While demand remains strong for renewable power generation and steady for natural gas, the rest of the picture for the power sector remains cloudy as government mandates are changing under the Trump administration.
Trump has withdrawn the U.S. from the Paris climate accord and signed an executive order that requires the U.S. Environmental Protection Agency to rescind the Clean Power Plan, which aims to reduce carbon emissions from power generation. The administration has ordered a review of the electricity grid, which, ultimately, could move electric generation away from renewables.
“Since the Clean Power Plan had already been stayed in early 2016, it has had very little impact on our current projects,” says Roger Lenertz, executive vice president of power at Black & Veatch. “The likelihood of its withdrawal or revision by the current administration is being considered in our support of long-range resource planning projects. However, it’s only one of numerous factors, such as market projections, that are informing strategic planning efforts.”
Asked about the trends that are driving the market, leaders from top design firms cited private ownership and development of generation plants, a continued need for better transmission and distribution infrastructure, and more reliance on renewables.
While utilities are building more generation, independent power producers still drive most work. IPPs sell power to public utilities and end users, and all the design firm leaders that spoke with ENR suggested IPPs will continue to play an important role in the U.S. market.
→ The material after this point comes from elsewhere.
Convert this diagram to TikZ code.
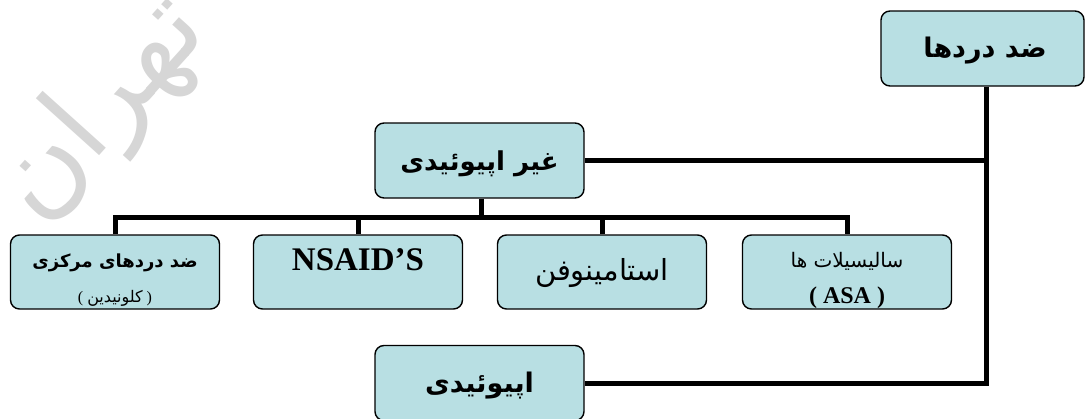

“The number of combined-cycle plants we’re seeing for the larger base-load plants in the 500- to 1,000-megawatt range is probably about the same that we’ve seen in the past two to three years—a half-dozen projects in the U.S. in any given year,” says Jack Daly, executive vice president of the fossil-power technologies group at Sargent & Lundy. “Last year, it was predominantly IPPs developing the larger plants. This year, we’ve seen more utilities bidding new baseload plants.”
Natural gas remains the most promising fossil fuel in dual-cycle and fossil-fuel generation plants.
“We have seen a tapering off traditional utilities building those assets [that is, plants that burn natural gas] over the years,” says John Olander, group president of transmission and distribution at Burns & McDonnell. “It’s moving more onto the developer front and being driven by the operator pricing model. Owners are willing to pay for generation being available first and the actual energy produced second. Gas is still the go-to fossil fuel.”
Lenertz says fewer projects and more competition have caused Black & Veatch’s gas-generation project volume to decline. But other markets remain strong, he noted.
Power transmission and delivery continue to see a substantial number of build or upgrade programs, responding to the need to move more remote renewable-energy resources to large load centers. Many of these projects face regulatory hurdles and financial pressure because of their location and costs.